Why Most EKS Clusters Fail in Production

The pattern is predictable. A team spins up EKS using eksctl or a basic Terraform module, deploys their app, and calls it done. Six months later they are dealing with IP exhaustion, surprise $15k bills, failed node drains during upgrades, and zero visibility into what is actually happening inside the cluster.

The root causes are almost always the same:

• No networking plan. They picked a VPC CIDR without thinking about IP consumption patterns.
• Default managed node groups with no strategy. Everything runs on the same nodes.
• No GitOps. Deployments are kubectl apply from laptops.
• Kubernetes Secrets in plaintext etcd. No external secrets management.
• No observability from day one. Prometheus gets bolted on after the first outage.

Let us address each of these.

VPC and Networking Design That Actually Works

The most common mistake we see: a /16 VPC with two /24 subnets. This seems generous until you realize that each pod in EKS gets a real VPC IP address by default. A single m5.xlarge node can consume 58 IP addresses. Run 30 nodes and you have burned through your subnet capacity.

Here is what we deploy:

• VPC CIDR: /16 for the VPC, but subnet design is where it matters.
• Private subnets: At least /19 per AZ for pod networking. That gives you 8,190 IPs per subnet.
• Public subnets: /24 per AZ for load balancers and NAT gateways. You do not need many IPs here.
• Secondary CIDR blocks from the 100.64.0.0/10 range for pod networking when you expect large clusters.

Enable VPC CNI prefix delegation. This is the single most impactful networking change you can make. Instead of assigning one IP per ENI slot, prefix delegation assigns a /28 prefix (16 IPs) per slot. This dramatically increases pod density per node.
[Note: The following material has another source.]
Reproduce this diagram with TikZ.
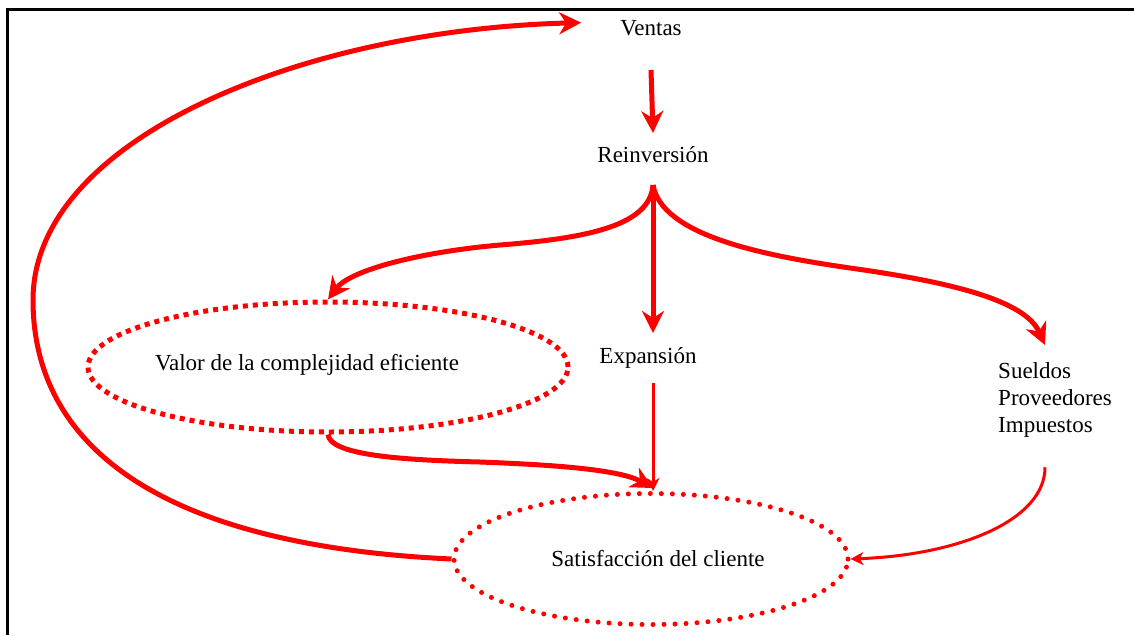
\documentclass[tikz,border=0pt]{standalone}
\usepackage{fontspec}
\setmainfont{Liberation Serif}
\usetikzlibrary{arrows.meta,shapes.geometric}
\definecolor{rd}{RGB}{255,0,0}
\tikzset{
  txt/.style={inner sep=0pt,font=\fontsize{23}{27}\selectfont},
  thickarr/.style={draw=rd,line width=5pt,-{Stealth[length=22pt,width=22pt,inset=7pt]}},
  thinarr/.style={draw=rd,line width=3pt,-{Stealth[length=13pt,width=13pt,inset=4pt]}},
  sqdots/.style={draw=rd,line width=5pt,dash pattern=on 5pt off 5pt},
  rddots/.style={draw=rd,line width=5pt,line cap=round,dash pattern=on 0pt off 11pt},
  frameline/.style={draw=black,line width=3pt}
}
\begin{document}
\begin{tikzpicture}[x=1pt,y=-1pt]
\useasboundingbox (0,0) rectangle (1134,635);
\fill[white] (0,0) rectangle (1134,635);
% frame
\coordinate (ftl) at (7,9.5);
\coordinate (ftr) at (1134,9.5);
\coordinate (fbl) at (7,635);
\draw[frameline] (ftr) -- (ftl) -- (fbl);
% nodes
\node[txt,anchor=base] (ventas) at (651,35) {Ventas};
\node[txt,anchor=base] (reinv) at (653,162) {Reinversión};
\node[txt,anchor=base] (expan) at (648,363) {Expansión};
\node[ellipse,sqdots,minimum width=480pt,minimum height=130pt,inner sep=0pt] (valor) at (328,367) {};
\node[txt,anchor=base] (valortxt) at (307,370) {Valor de la complejidad eficiente};
\node[ellipse,rddots,minimum width=394pt,minimum height=131pt,inner sep=0pt,txt] (sat) at (651,559) {\hspace*{14pt}Satisfacción del cliente};
\node[txt,anchor=north west,align=left] (sueldos) at (998,362) {Sueldos\\Proveedores\\Impuestos};
% connectors
\coordinate (rb) at ([yshift=-23pt]reinv.base);
\draw[thickarr] ([yshift=-35pt]ventas.base) -- ([yshift=29pt]reinv.base);
\draw[thickarr] (rb) .. controls (650,225) and (590,238) .. (500,245)
   .. controls (420,252) and (350,270) .. (valor.north);
\draw[thickarr] (rb) -- ([xshift=5pt,yshift=30pt]expan.base);
\draw[thickarr] (rb) .. controls (662,235) and (760,255) .. (850,268)
   .. controls (950,282) and (1025,300) .. ([xshift=47pt,yshift=17pt]sueldos.north west);
\draw[thinarr] ([xshift=5pt,yshift=-20pt]expan.base) -- ([xshift=5pt,yshift=-128pt]expan.base);
\draw[thickarr] (valor.south) .. controls (330,455) and (400,460) .. (480,462)
   .. controls (560,465) and (620,470) .. ([xshift=2pt,yshift=3pt]sat.north);
\draw[thinarr] ([xshift=47pt,yshift=-30pt]sueldos.south west) .. controls (1045,520) and (960,555) .. (sat.east);
\draw[thickarr] (sat.west) .. controls (150,545) and (33,440) .. (33,300)
   .. controls (33,140) and (300,30) .. ([xshift=-39pt,yshift=5pt]ventas.west);
\end{tikzpicture}
\end{document}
Set these environment variables on the aws-node DaemonSet:

env:
  - name: ENABLE_PREFIX_DELEGATION
    value: "true"
  - name: WARM_PREFIX_TARGET
    value: "1"
  - name: MINIMUM_IP_TARGET
    value: "3"

Do not set WARM_IP_TARGET and WARM_PREFIX_TARGET at the same time. Pick one strategy. We use prefix delegation on every cluster now.

When NOT to use prefix delegation: If you are running security groups for pods (SGP), prefix delegation is incompatible. In that case, plan for larger subnets or secondary CIDRs.

Karpenter vs Cluster Autoscaler: Why We Switched

We ran Cluster Autoscaler (CA) for years. It works, but Karpenter is better in every dimension that matters for production:

• Speed. Karpenter provisions nodes in under 60 seconds. CA waits for the ASG to scale, which can take 3-5 minutes.
• Right-sizing. Karpenter picks instance types based on pending pod requirements. CA scales existing node groups, so you are stuck with whatever instance type you pre-defined.
• Consolidation. Karpenter actively moves workloads to reduce node count. CA only scales down idle nodes.
• Spot handling. Karpenter natively handles spot interruptions with graceful node drain.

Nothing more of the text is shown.